ABCD is a cyclic quadrilateral in which AB is a diameter, BC = CD and `angleA=50^(@)` then `angleDBC` is :

To solve the problem, we need to find the angle \( \angle DBC \) in the cyclic quadrilateral \( ABCD \) where \( AB \) is a diameter, \( BC = CD \), and \( \angle A = 50^\circ \). ### Step-by-step Solution: 1. **Identify the Given Information:** - \( ABCD \) is a cyclic quadrilateral. - \( AB \) is a diameter of the circle. - \( BC = CD \). - \( \angle A = 50^\circ \). 2. **Use the Property of Cyclic Quadrilaterals:** - In a cyclic quadrilateral, the opposite angles are supplementary.
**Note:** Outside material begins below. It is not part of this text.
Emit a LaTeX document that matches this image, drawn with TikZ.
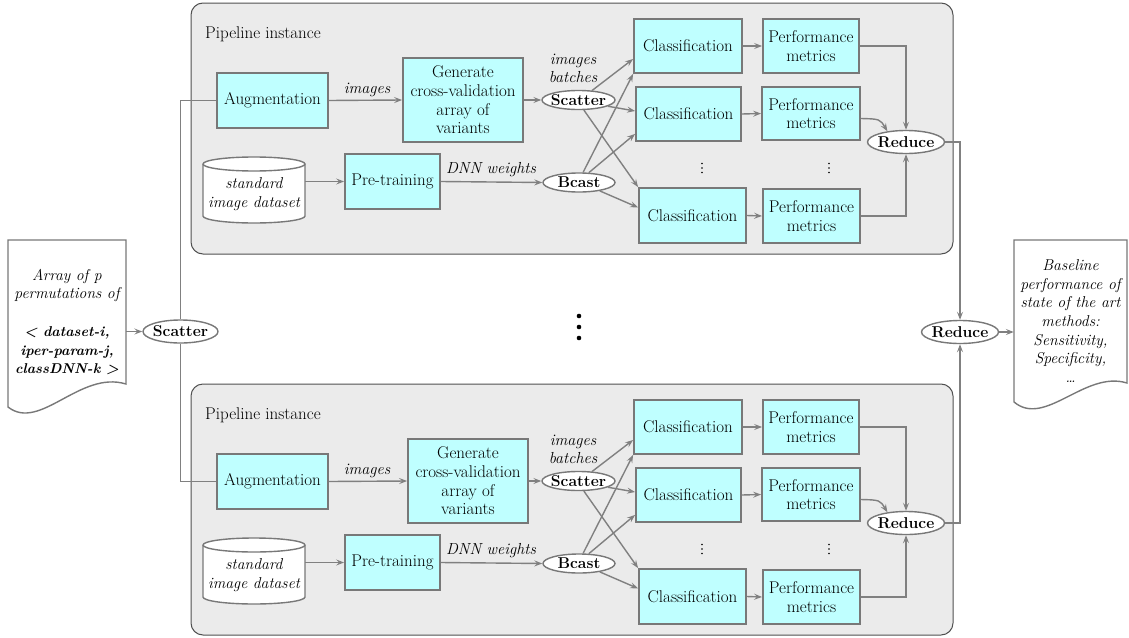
\documentclass[tikz,border=0pt]{standalone}
\usetikzlibrary{shapes.geometric,arrows.meta,calc}
\definecolor{panelfill}{RGB}{235,235,235}
\definecolor{panelline}{RGB}{80,80,80}
\definecolor{boxfill}{RGB}{191,255,255}
\definecolor{boxline}{RGB}{120,120,120}
\definecolor{connline}{RGB}{128,128,128}
\begin{document}
\begin{tikzpicture}[x=1pt,y=-1pt,
  every node/.style={font=\fontsize{17}{18.7}\selectfont, inner sep=0pt},
  procbox/.style={draw=boxline, line width=1.8pt, fill=boxfill, align=center},
  opell/.style={ellipse, draw=boxline, line width=1.4pt, fill=white, inner xsep=-6pt, inner ysep=-1pt, font=\fontsize{15.7}{18.7}\selectfont\bfseries},
  conn/.style={draw=connline, line width=1.4pt},
  arr/.style={conn, -{Stealth[length=8pt,width=6pt,inset=3pt]}},
  panel/.style={fill=panelfill, draw=panelline, line width=1pt, rounded corners=12pt},
  lbl/.style={font=\fontsize{16}{18.7}\selectfont\itshape},
  doctext/.style={font=\fontsize{15.7}{18.7}\selectfont\itshape},
  docshape/.style={draw=boxline, line width=1.4pt, fill=white},
  dotmark/.style={fill=black}]
\useasboundingbox (0,0) rectangle (1129,637);

\foreach \pn/\dy/\gx in {t/0/0,b/381/5}{
\begin{scope}[yshift=-\dy pt]
  \draw[panel] (191,3) rectangle (953,254);
  \node[anchor=base west] (\pn title) at (205,38) {Pipeline instance};
  \node[procbox, minimum width=111pt, minimum height=55pt] (\pn aug) at (272.5,100.5) {Augmentation};
  \node[procbox, minimum width=120pt, minimum height=84pt] (\pn gen) at (463+\gx,100) {Generate\\cross-validation\\array of\\variants};
  % cylinder
  \draw[docshape] (203,164) -- (203,216) arc[start angle=180, end angle=0, x radius=51, y radius=7]
     -- (305,164) arc[start angle=0, end angle=-180, x radius=51, y radius=7] -- cycle;
  \draw[docshape, fill=none] (203,164) arc[start angle=180, end angle=0, x radius=51, y radius=7];
  \node[doctext, align=center, minimum width=102pt] (\pn cyl) at (254,194) {standard\\image dataset};
  \node[procbox, minimum width=95pt, minimum height=55pt] (\pn pre) at (392.5,181.5) {Pre-training};
  \node[opell, minimum width=73pt, minimum height=19pt] (\pn sc) at (578.5,100) {Scatter};
  \node[opell, minimum width=72pt, minimum height=19pt] (\pn bc) at (579,182.5) {Bcast};
  \node[procbox, minimum width=108pt, minimum height=54pt] (\pn ca) at (688,46) {Classification};
  \node[procbox, minimum width=105pt, minimum height=54pt] (\pn cb) at (688.5,114) {Classification};
  \node[procbox, minimum width=107pt, minimum height=55pt] (\pn cc) at (692.5,215.5) {Classification};
  \node[procbox, minimum width=96pt, minimum height=54pt] (\pn pa) at (811,46) {Performance\\metrics};
  \node[procbox, minimum width=98pt, minimum height=53pt] (\pn pb) at (811,113.5) {Performance\\metrics};
  \node[procbox, minimum width=97pt, minimum height=54pt] (\pn pc) at (811.5,216) {Performance\\metrics};
  \node[opell, minimum width=77pt, minimum height=23pt] (\pn red) at (906,142) {Reduce};
  % vertical ellipses
  \foreach \yy in {163.5,168,172.5}{
    \fill[dotmark] (702,\yy) circle[radius=0.9];
    \fill[dotmark] (829,\yy) circle[radius=0.9];
  }
  % labels
  \node[lbl, anchor=base] (\pn limg) at (367,93) {images};
  \node[lbl, anchor=base] (\pn ldnn) at (491,173) {DNN weights};
  \node[lbl, align=center] (\pn lbat) at (573,68.5) {images\\batches};
  % connectors
  \draw[arr] (\pn aug.east) -- (\pn gen.west);
  \draw[arr] (\pn gen.east) -- (\pn sc.west);
  \draw[arr] (\pn cyl.east |- \pn pre.west) -- (\pn pre.west);
  \draw[arr] (\pn pre.east) -- (\pn bc.west);
  \draw[arr] (\pn sc.35) -- ([yshift=-13pt]\pn ca.west);
  \draw[arr] (\pn sc.-12) -- ([yshift=3pt]\pn cb.west);
  \draw[arr] (\pn sc.-62) -- (\pn cc.north west);
  \draw[arr] (\pn bc.68) -- (\pn ca.south west);
  \draw[arr] (\pn bc.45) -- ([yshift=8pt]\pn cb.south west);
  \draw[arr] (\pn bc.-22) -- ([yshift=8pt]\pn cc.west);
  \draw[arr] (\pn ca.east) -- (\pn pa.west);
  \draw[arr] (\pn cb.east) -- (\pn pb.west);
  \draw[arr] (\pn cc.east) -- (\pn pc.west);
  \draw[arr] (\pn pa.east) -| (\pn red.north);
  \draw[arr] ([yshift=-5pt]\pn pb.east) .. controls (880,119) .. (\pn red.150);
  \draw[arr] (\pn pc.east) -| (\pn red.south);
\end{scope}
}

% middle dots
\fill (579,316) circle[radius=2.3];
\fill (579,327) circle[radius=2.3];
\fill (579,338) circle[radius=2.3];

% left document
\draw[docshape] (126,384) -- (126,240) -- (8,240) -- (8,407) .. controls (40,432) and (80,370) .. (126,384) -- cycle;
\node[doctext, align=center, minimum width=118pt] (ldoc) at (67,322)
  {Array of p\\permutations of\\[18.7pt]{\fontsize{14.2}{18.7}\selectfont\bfseries < dataset-i,}\\{\fontsize{14.2}{18.7}\selectfont\bfseries iper-param-j,}\\{\fontsize{14.2}{18.7}\selectfont\bfseries classDNN-k >}};
\node[opell, minimum width=75pt, minimum height=23pt] (ls) at (180.5,331.5) {Scatter};
\draw[arr] (ldoc.east |- ls.west) -- (ls.west);
\draw[conn] (ls.north) |- (taug.west);
\draw[conn] (ls.south) |- (baug.west);

% right side
\node[opell, minimum width=77pt, minimum height=23pt] (fred) at (960,332) {Reduce};
\draw[arr] (tred.east) -| (fred.north);
\draw[arr] (bred.east) -| (fred.south);
\draw[docshape] (1127,383) -- (1127,240) -- (1014,240) -- (1014,402) .. controls (1045,428) and (1085,370) .. (1127,383) -- cycle;
\node[doctext, align=center, minimum width=113pt] (rdoc) at (1070.5,321)
  {Baseline\\performance of\\state of the art\\methods:\\Sensitivity,\\Specificity,\\\dots};
\draw[arr] (fred.east) -- (fred.east -| rdoc.west);
\end{tikzpicture}
\end{document}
Therefore: \[ \angle A + \angle C = 180^\circ \] - Substituting the value of \( \angle A \): \[ 50^\circ + \angle C = 180^\circ \] - Solving for \( \angle C \): \[ \angle C = 180^\circ - 50^\circ = 130^\circ \] 3. **Analyze Triangle \( BCD \):** - Since \( BC = CD \), triangle \( BCD \) is an isosceles triangle. - Let \( \angle DBC = \theta \) and \( \angle CDB = \theta \) (the angles opposite to the equal sides). 4. **Set Up the Equation for the Angles in Triangle \( BCD \):** - The sum of angles in triangle \( BCD \) is \( 180^\circ \): \[ \angle DBC + \angle CDB + \angle BCD = 180^\circ \] - Substituting the known angles: \[ \theta + \theta + 130^\circ = 180^\circ \] - Simplifying the equation: \[ 2\theta + 130^\circ = 180^\circ \] - Solving for \( \theta \): \[ 2\theta = 180^\circ - 130^\circ \] \[ 2\theta = 50^\circ \] \[ \theta = 25^\circ \] 5. **Conclusion:** - Therefore, \( \angle DBC = \theta = 25^\circ \). ### Final Answer: \[ \angle DBC = 25^\circ \]